Mothering Sunday: affermarsi, da donna, nel primo dopoguerra

Il film della regista francese Eva Husson è tratto dal romanzo omonimo di Graham Swift


Inghilterra, 1924. Il Mothering Sunday è il giorno di permesso che i datori di lavoro davano alla servitù per recarsi a visitare le loro madri. Ma la giovane domestica Jane Fairchild è orfana e non può usare il giorno di riposo che le hanno offerto i suoi “padroni”, i ricchi signori Niven, per tornare a casa: il che non è un problema, perché Jane conta di passare quel giorno insieme al suo amante Paul Harrington, figlio di amici dei Niven e altrettanto benestante. Paul studia legge controvoglia e si prepara ad un matrimonio di convenienza con una pari grado, ma la sua attrazione per Jane è autentica e ricambiata, benché clandestina. Su di loro però aleggia un lutto comune, ovvero la morte dei due figli dei Niven e dei due fratelli maggiori di Paul: un evento che i genitori di entrambe le famiglie non possono dimenticare.

Il film Mothering Sunday, della regista francese Eva Husson, tratto dal romanzo omonimo di Graham Swift, qui conosciuto come ‘E’ un giorno di festa’, con Olivia Colman, Josh O’Connor, Colin Firth, Odessa Young, Glenda Jackson e Sope Dirisu è alla Festa del Cinema di Roma in attesa dell’uscita in sala con Lucky Red, fissata per il 19 novembre.

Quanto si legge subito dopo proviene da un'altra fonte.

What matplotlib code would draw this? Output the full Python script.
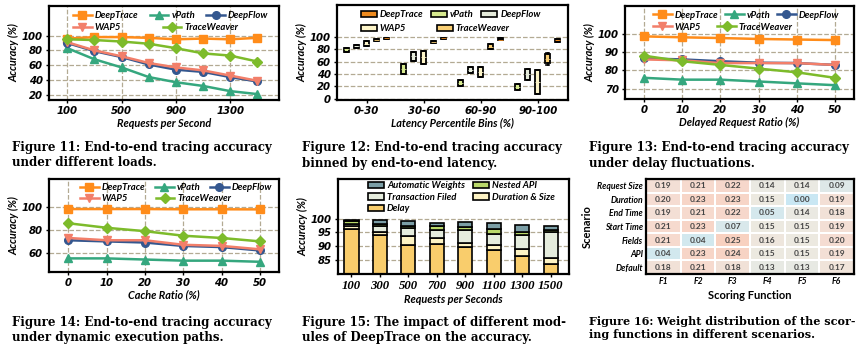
import numpy as np
import matplotlib
matplotlib.use("Agg")
import matplotlib.pyplot as plt
from matplotlib.patches import Patch
from matplotlib.colors import LinearSegmentedColormap

plt.rcParams['font.family'] = ['Lato', 'DejaVu Sans']

# ---- data ----
methods = ['DeepTrace', 'vPath', 'DeepFlow', 'WAP5', 'TraceWeaver']

rps = [100, 300, 500, 700, 900, 1100, 1300, 1500]
load_acc = {
    'DeepTrace':   [96, 98, 98, 97, 95, 96, 95, 97],
    'vPath':       [83, 68, 57, 44, 37, 32, 25, 21],
    'DeepFlow':    [90, 79, 71, 61, 54, 51, 44, 38],
    'WAP5':        [91, 80, 72, 63, 57, 53, 46, 39],
    'TraceWeaver': [95, 94, 92, 89, 83, 76, 73, 65],
}

delay_ratio = [0, 10, 20, 30, 40, 50]
delay_acc = {
    'DeepTrace':   [98.5, 98.0, 97.6, 97.1, 96.8, 96.5],
    'vPath':       [76, 75, 75, 74, 73, 72],
    'DeepFlow':    [86.5, 86, 85, 84.2, 84, 83],
    'WAP5':        [86, 85.5, 84, 84, 84, 83],
    'TraceWeaver': [88, 85, 83, 81, 79, 76],
}

cache_ratio = [0, 10, 20, 30, 40, 50]
cache_acc = {
    'DeepTrace':   [98.5, 98.5, 98.5, 98.3, 98.3, 98.2],
    'vPath':       [55, 55, 54, 53, 53, 52],
    'DeepFlow':    [71, 70, 69, 66, 65, 62],
    'WAP5':        [73, 71, 71, 67, 66, 63],
    'TraceWeaver': [86, 82, 79, 75, 73, 70],
}

lat_bins = ['0-30', '30-60', '60-90', '90-100']
box_order = ['vPath', 'DeepFlow', 'WAP5', 'TraceWeaver', 'DeepTrace']
# (whislo, q1, med, q3, whishi) per bin
box_stats = {
    'vPath':       [(76, 76, 80, 83, 83), (40, 40, 48, 57, 57), (21, 21, 25, 30, 30), (14, 14, 19, 24, 24)],
    'DeepFlow':    [(83, 83, 85, 87, 87), (62, 62, 69, 75, 75), (42, 42, 47, 52, 52), (30, 30, 40, 48, 48)],
    'WAP5':        [(85, 85, 89, 93, 93), (57, 57, 67, 78, 78), (35, 35, 43, 52, 52), (8, 8, 27, 46, 46)],
    'TraceWeaver': [(94, 94, 96, 97, 97), (90, 90, 92, 94, 94), (80, 80, 84, 88, 88), (55, 58, 65, 72, 74)],
    'DeepTrace':   [(97, 97, 98, 99, 99), (97, 97, 98, 99, 99), (95, 95, 96, 98, 98), (92, 92, 95, 97, 97)],
}

module_rps = ['100', '300', '500', '700', '900', '1100', '1300', '1500']
module_names = ['Delay', 'Duration & Size', 'Transaction Filed', 'Nested API', 'Automatic Weights']
delay_part = [96.2, 94.0, 90.5, 90.7, 89.5, 88.5, 86.5, 83.5]
dursize_part = [1.0, 1.0, 3.0, 2.3, 1.5, 1.8, 2.5, 2.0]
txn_part = [0.8, 2.3, 3.0, 3.0, 4.8, 4.2, 5.0, 9.5]
nested_part = [1.0, 0.7, 1.0, 1.3, 1.0, 1.8, 1.0, 0.8]
autow_part = [0.7, 1.5, 1.5, 1.2, 2.0, 2.2, 2.7, 1.7]

scenarios = ['Request Size', 'Duration', 'End Time', 'Start Time', 'Fields', 'API', 'Default']
score_funcs = ['F1', 'F2', 'F3', 'F4', 'F5', 'F6']
weights = [
    [0.19, 0.21, 0.22, 0.14, 0.14, 0.09],
    [0.20, 0.23, 0.23, 0.15, 0.00, 0.19],
    [0.19, 0.21, 0.22, 0.05, 0.14, 0.18],
    [0.21, 0.23, 0.07, 0.15, 0.15, 0.19],
    [0.21, 0.04, 0.25, 0.16, 0.15, 0.20],
    [0.04, 0.23, 0.24, 0.15, 0.15, 0.19],
    [0.18, 0.21, 0.18, 0.13, 0.13, 0.17],
]

# ---- styles ----
line_colors = {'DeepTrace': '#ff8c1a', 'vPath': '#35a77e', 'DeepFlow': '#34578f',
               'WAP5': '#f27f6a', 'TraceWeaver': '#7dbb2b'}
line_markers = {'DeepTrace': 's', 'vPath': '^', 'DeepFlow': 'o', 'WAP5': 'v', 'TraceWeaver': 'D'}
box_colors = {'DeepTrace': '#ee8a1e', 'vPath': '#d7ea8f', 'DeepFlow': '#e5ebdb',
              'WAP5': '#fdf5c9', 'TraceWeaver': '#f9cf74'}
module_colors = ['#f9cd6c', '#fdf3c4', '#e5ecdd', '#b9d86a', '#7b9ea6']
grid_c = '#b3aa93'
leg_prop = {'size': 6.8, 'weight': 'bold', 'style': 'italic'}
W, H = 865, 351
fig = plt.figure(figsize=(W / 100, H / 100), dpi=100)


def add_ax(l, r, t, b):
    return fig.add_axes([l / W, 1 - b / H, (r - l) / W, (b - t) / H])


def style(ax, size=7.3, family='DejaVu Sans'):
    for s in ax.spines.values():
        s.set_linewidth(1.6)
    ax.tick_params(length=2.5, width=1, pad=2)
    for lab in ax.get_xticklabels() + ax.get_yticklabels():
        lab.set_fontweight('bold')
        lab.set_fontstyle('italic')
        lab.set_fontsize(size)
        lab.set_family(family)


def label(ax, xl, yl):
    ax.set_xlabel(xl, fontsize=7.8, fontweight='bold', fontstyle='italic', labelpad=1)
    ax.set_ylabel(yl, fontsize=7.8, fontweight='bold', fontstyle='italic', labelpad=2)


def two_rows(ax, handles, x0, y1, y2, cs1, cs2, hl=2.0, hh=0.7):
    # legend laid out row by row: 3 entries on top, 2 below
    kw = dict(loc='center left', frameon=False, prop=leg_prop, borderpad=0,
              borderaxespad=0, handlelength=hl, handleheight=hh, handletextpad=0.3)
    top = ax.legend(handles[:3], [h.get_label() for h in handles[:3]], ncol=3,
                    bbox_to_anchor=(x0, y1), columnspacing=cs1, **kw)
    ax.add_artist(top)
    ax.legend(handles[3:], [h.get_label() for h in handles[3:]], ncol=2,
              bbox_to_anchor=(x0, y2), columnspacing=cs2, **kw)


def line_panel(ax, x, data, x0, y1, y2, cs1, cs2):
    lines = []
    for m in methods:
        ln, = ax.plot(x, data[m], color=line_colors[m], marker=line_markers[m], lw=1.8,
                      ms=5.5, label=m)
        lines.append(ln)
    ax.grid(True, ls='--', color=grid_c, lw=0.9)
    ax.set_axisbelow(True)
    two_rows(ax, lines, x0, y1, y2, cs1, cs2)


def caption(x, y, lines, size=8.5):
    fig.text(x / W, 1 - y / H, lines, fontsize=size, fontweight='bold',
             family='DejaVu Serif', va='top', ha='left', linespacing=1.25)


# Figure 11
ax = add_ax(49, 279, 6, 100)
line_panel(ax, rps, load_acc, 0.104, 0.894, 0.766, 1.2, 4.4)
ax.set_xlim(-35, 1660)
ax.set_ylim(13, 140)
ax.set_xticks([100, 500, 900, 1300])
ax.set_yticks([20, 40, 60, 80, 100])
label(ax, 'Requests per Second', 'Accuracy (%)')
style(ax)
caption(12, 141, 'Figure 11: End-to-end tracing accuracy\nunder different loads.')

# Figure 12
ax = add_ax(337, 568, 5, 100)
offs = [-0.35, -0.175, 0, 0.175, 0.35]
for k, m in enumerate(box_order):
    stats = []
    for s in box_stats[m]:
        stats.append({'whislo': s[0], 'q1': s[1], 'med': s[2], 'q3': s[3], 'whishi': s[4]})
    ax.bxp(stats, positions=np.arange(len(lat_bins)) + offs[k], widths=0.09,
           patch_artist=True, showfliers=False, showcaps=True,
           boxprops={'facecolor': box_colors[m], 'edgecolor': 'black', 'linewidth': 1.3},
           medianprops={'color': box_colors[m], 'linewidth': 0.6},
           whiskerprops={'linewidth': 1.2}, capprops={'linewidth': 1.2})
ax.set_xlim(-0.52, 3.53)
ax.set_ylim(-2, 152)
ax.set_xticks(range(len(lat_bins)))
ax.set_xticklabels(lat_bins)
ax.set_yticks([0, 20, 40, 60, 80, 100])
ax.yaxis.grid(True, ls='--', color=grid_c, lw=0.9)
ax.set_axisbelow(True)
patches = [Patch(facecolor=box_colors[m], edgecolor='black', lw=1.2, label=m) for m in methods]
two_rows(ax, patches, 0.104, 0.895, 0.75, 0.8, 3.2, hl=1.7, hh=0.65)
label(ax, 'Latency Percentile Bins (%)', 'Accuracy (%)')
style(ax)
caption(302, 141, 'Figure 12: End-to-end tracing accuracy\nbinned by end-to-end latency.')

# Figure 13
ax = add_ax(625, 854, 6, 99)
line_panel(ax, delay_ratio, delay_acc, 0.122, 0.903, 0.774, 0.7, 1.7)
ax.set_xlim(-5, 55)
ax.set_ylim(64.5, 115)
ax.set_xticks(delay_ratio)
ax.set_yticks([70, 80, 90, 100])
label(ax, 'Delayed Request Ratio (%)', 'Accuracy (%)')
style(ax)
caption(589, 141, 'Figure 13: End-to-end tracing accuracy\nunder delay fluctuations.')

# Figure 14
ax = add_ax(49, 279, 179, 272)
line_panel(ax, cache_ratio, cache_acc, 0.135, 0.906, 0.785, 1.0, 2.9)
ax.set_xlim(-5, 55)
ax.set_ylim(43, 125)
ax.set_xticks(cache_ratio)
ax.set_yticks([60, 80, 100])
label(ax, 'Cache Ratio (%)', 'Accuracy (%)')
style(ax)
caption(12, 316, 'Figure 14: End-to-end tracing accuracy\nunder dynamic execution paths.')

# Figure 15
ax = add_ax(338, 569, 179, 274)
xs = np.arange(len(module_rps))
parts = [delay_part, dursize_part, txn_part, nested_part, autow_part]
bottom = np.zeros(len(module_rps))
bars = []
for name, vals, c in zip(module_names, parts, module_colors):
    b = ax.bar(xs, vals, 0.5, bottom=bottom, color=c, edgecolor='black', lw=1.2, label=name)
    bars.append(b)
    bottom = bottom + np.array(vals)
ax.set_xlim(-0.47, 7.64)
ax.set_ylim(79.8, 114.5)
ax.set_xticks(xs)
ax.set_xticklabels(module_rps)
ax.set_yticks([85, 90, 95, 100])
ax.yaxis.grid(True, ls='--', color=grid_c, lw=0.9)
ax.set_axisbelow(True)
order = [4, 2, 0, 3, 1]
ax.legend([bars[i] for i in order], [module_names[i] for i in order], loc='upper left',
          bbox_to_anchor=(0.13, 0.975), ncol=2, frameon=False, prop=leg_prop,
          borderpad=0, borderaxespad=0,
          handlelength=1.7, handleheight=0.65, columnspacing=0.9, handletextpad=0.3,
          labelspacing=0.25)
label(ax, 'Requests per Seconds', 'Accuracy (%)')
style(ax)
for lab in ax.get_xticklabels():
    lab.set_family('Liberation Serif')
    lab.set_fontsize(9.2)
caption(302, 316, 'Figure 15: The impact of different mod-\nules of DeepTrace on the accuracy.')

# Figure 16
ax = add_ax(646, 854, 179, 274)
cmap = LinearSegmentedColormap.from_list(
    'w', [(0.0, '#c9e7f3'), (0.5, '#e6e9e4'), (0.6, '#ece9e0'), (0.8, '#f5dcd2'), (1.0, '#f8d1c0')])
arr = np.array(weights)
ax.pcolormesh(arr, cmap=cmap, vmin=0.0, vmax=0.25, edgecolors='white', linewidth=1.2)
for i in range(arr.shape[0]):
    for j in range(arr.shape[1]):
        ax.text(j + 0.5, i + 0.5, f'{arr[i, j]:.2f}', ha='center', va='center',
                fontsize=6, fontweight='bold', color='#444444')
ax.set_xlim(0, 6)
ax.set_ylim(7, 0)
ax.set_xticks(np.arange(6) + 0.5)
ax.set_xticklabels(score_funcs)
ax.set_yticks(np.arange(7) + 0.5)
ax.set_yticklabels(scenarios)
style(ax, size=6.2, family='Lato')
ax.tick_params(length=0)
ax.set_xlabel('Scoring Function', fontsize=8, fontweight='bold', labelpad=3)
ax.set_ylabel('Scenario', fontsize=8, fontweight='bold', labelpad=3)
caption(589, 316, 'Figure 16: Weight distribution of the scor-\ning functions in different scenarios.', size=8.0)

fig.savefig('out.png', dpi=100, facecolor='white')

“La prima volta che ho letto il romanzo – dice la regista – sono finita in lacrime, e lo stesso è accaduto quando ho letto lo script. Dunque volevo semplicemente dare accesso al pubblico a questa portata emozionale”.

“La ragione per cui io ho voluto fare il film – commenta O’Connor – è che parla delle persone che sono lasciate indietro. C’è qualcosa di fantasmatico, misterioso, inesplorato in questo personaggio, Jane, che attraversa il dolore, ma nella mia prospettiva è un personaggio che sente il peso del mondo, e questo la rende interessante”.

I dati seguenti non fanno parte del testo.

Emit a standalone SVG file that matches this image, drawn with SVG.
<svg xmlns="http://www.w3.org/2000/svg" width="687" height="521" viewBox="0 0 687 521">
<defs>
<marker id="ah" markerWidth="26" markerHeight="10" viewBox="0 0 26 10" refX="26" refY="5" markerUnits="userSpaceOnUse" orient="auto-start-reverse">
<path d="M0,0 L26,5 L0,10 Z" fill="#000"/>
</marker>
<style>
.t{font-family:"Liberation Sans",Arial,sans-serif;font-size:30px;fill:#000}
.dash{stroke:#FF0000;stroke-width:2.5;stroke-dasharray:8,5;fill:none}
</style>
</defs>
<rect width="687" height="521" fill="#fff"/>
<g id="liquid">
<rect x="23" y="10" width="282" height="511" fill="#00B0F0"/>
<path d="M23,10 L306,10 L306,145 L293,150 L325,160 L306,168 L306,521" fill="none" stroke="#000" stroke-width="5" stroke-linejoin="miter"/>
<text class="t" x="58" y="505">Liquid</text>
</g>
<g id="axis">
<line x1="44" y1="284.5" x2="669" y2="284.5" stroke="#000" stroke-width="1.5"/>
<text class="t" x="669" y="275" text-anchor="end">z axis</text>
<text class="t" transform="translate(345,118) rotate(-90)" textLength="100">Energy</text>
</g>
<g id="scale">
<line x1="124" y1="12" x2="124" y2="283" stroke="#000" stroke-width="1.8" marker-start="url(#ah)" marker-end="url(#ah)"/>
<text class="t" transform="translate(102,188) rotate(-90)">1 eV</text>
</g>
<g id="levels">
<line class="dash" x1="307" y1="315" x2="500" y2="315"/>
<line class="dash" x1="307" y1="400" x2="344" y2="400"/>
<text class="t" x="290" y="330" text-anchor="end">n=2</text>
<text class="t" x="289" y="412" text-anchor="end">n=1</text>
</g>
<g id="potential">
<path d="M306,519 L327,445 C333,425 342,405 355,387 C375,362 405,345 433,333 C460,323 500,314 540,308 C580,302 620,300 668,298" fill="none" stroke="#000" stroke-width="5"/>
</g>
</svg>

E’ il primo film di Husson non prodotto in patria: “gli attori francesi non sono male, ma quelli britannici riescono a dare un quid in più. Ho imparato le lingue per poter lavorare ovunque, lo spagnolo per il Cile e il Messico, l’inglese per l’Inghilterra. Sono stata rifiutata dalla Scuola di Cinema francese così ho guardato agli Stati Uniti, nella mia ottica dare supporto agli studenti è fondamentale, mi sento molto fortunata. Abbiamo lavorato durante la pandemia – continua – lavoravamo a sequenze molto oscure e dovevamo cercare di portare gioia nel film, perché eravamo pieni di tristezza. Vivevamo alla fine di un’era, ma anche il film si ambienta in un contesto simile, dopo la Prima Guerra Mondiale. Ci sono molti paralleli tra quell’era e la nostra e paradossalmente questo è stato un vantaggio. Uno dei modi in cui potevo lavorare era tornare alla fonte, tornare agli anni venti e ricordare quale fosse il loro quadro di riferimento. Erano i dipinti, quindi ho scelto 1:66 come formato perché era quello che si avvicinava di più ai dipinti. Ho inquadrato molti scatti come se fossero quadri”.

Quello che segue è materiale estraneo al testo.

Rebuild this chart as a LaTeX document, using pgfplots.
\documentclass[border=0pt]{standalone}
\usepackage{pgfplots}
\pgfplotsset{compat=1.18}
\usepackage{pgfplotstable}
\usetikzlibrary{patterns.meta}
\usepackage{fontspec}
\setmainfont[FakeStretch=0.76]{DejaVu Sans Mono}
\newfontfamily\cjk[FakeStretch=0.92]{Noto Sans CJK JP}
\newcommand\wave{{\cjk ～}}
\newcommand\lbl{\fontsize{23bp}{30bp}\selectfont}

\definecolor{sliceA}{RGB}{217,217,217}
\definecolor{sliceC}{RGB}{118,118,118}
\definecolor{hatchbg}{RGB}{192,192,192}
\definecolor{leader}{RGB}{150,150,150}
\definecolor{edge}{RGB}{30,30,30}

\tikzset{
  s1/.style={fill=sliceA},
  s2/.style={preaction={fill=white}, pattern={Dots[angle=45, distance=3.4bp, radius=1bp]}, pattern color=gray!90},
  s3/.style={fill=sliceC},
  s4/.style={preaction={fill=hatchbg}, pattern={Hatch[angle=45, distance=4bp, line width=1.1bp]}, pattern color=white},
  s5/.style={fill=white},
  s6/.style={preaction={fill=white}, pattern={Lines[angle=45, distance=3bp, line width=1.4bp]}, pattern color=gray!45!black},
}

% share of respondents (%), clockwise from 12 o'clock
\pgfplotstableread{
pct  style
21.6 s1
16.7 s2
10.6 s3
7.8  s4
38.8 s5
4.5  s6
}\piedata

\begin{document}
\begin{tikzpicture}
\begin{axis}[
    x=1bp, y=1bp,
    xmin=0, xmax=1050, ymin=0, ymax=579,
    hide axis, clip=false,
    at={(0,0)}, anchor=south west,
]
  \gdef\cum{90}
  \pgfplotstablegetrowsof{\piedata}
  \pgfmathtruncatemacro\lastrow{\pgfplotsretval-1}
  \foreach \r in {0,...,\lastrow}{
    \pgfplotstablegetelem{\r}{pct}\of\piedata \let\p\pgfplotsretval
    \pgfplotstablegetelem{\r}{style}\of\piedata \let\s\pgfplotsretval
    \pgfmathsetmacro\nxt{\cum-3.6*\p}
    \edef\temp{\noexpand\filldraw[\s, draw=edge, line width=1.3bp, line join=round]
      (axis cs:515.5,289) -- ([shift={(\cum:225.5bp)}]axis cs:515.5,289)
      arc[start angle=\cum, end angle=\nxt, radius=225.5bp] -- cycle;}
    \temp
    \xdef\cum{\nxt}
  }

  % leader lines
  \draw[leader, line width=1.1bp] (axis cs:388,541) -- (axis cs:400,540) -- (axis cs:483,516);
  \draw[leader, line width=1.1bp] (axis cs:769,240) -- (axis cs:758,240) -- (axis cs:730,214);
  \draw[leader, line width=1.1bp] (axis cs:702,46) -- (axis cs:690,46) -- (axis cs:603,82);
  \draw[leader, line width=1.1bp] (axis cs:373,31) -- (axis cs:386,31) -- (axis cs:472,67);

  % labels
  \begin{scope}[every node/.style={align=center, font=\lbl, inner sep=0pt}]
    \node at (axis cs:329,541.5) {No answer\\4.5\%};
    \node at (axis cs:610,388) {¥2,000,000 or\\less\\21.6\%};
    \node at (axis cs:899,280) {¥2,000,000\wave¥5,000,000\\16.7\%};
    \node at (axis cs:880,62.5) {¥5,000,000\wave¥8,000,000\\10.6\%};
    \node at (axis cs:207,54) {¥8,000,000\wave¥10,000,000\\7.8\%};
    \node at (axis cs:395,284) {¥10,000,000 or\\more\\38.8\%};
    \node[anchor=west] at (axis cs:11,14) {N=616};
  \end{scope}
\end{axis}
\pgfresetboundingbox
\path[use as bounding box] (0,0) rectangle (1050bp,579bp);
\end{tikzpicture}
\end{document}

“Abbiamo un linguaggio molto ricco – risponde O’Connor sull’attorialità – e questo ci permette un vocabolario ampio per trasmettere i sentimenti. Il film è su Jane, un personaggio fantastico, ci sono delle linee alla fine che dicono ‘puoi immaginare tutto per me’. A Jane viene detto che lei può spiegare e articolare i suoi sentimenti. Lei è un’artista. Diventa una questione di classe, che esprime moltissimo la ‘british culture’”.

“Non parlo nemmeno di molestie sessuali o cose simili – spiega la regista – il problema al tempo era che la gente non faceva che lavorare fino a morire. Jane cerca un modo di vivere una vita, di avere una chance. Se fai un film storico che non ha legami col presente che senso ha farlo? Il modo in cui oggi percepiamo il film non può essere lo stesso con cui lo avremmo percepito tre anni fa. Era storicamente difficile realizzarsi appartenendo alla working class e più che mai essendo donna, penso che Jane fosse molto centrata su di lei e che la società tendesse a decidere chi fosse ciascuno e chi fosse rilevante o no. Ma se ti prendi cura di te come fa Jane, ce la puoi fare. C’è una scena in cui Jane sta davanti allo specchio, nuda, come oggi fanno le Femen, e il suo corpo diventa uno strumento politico. Diventa la tempesta perfetta, questo mi ha fatto pensare tantissimo”.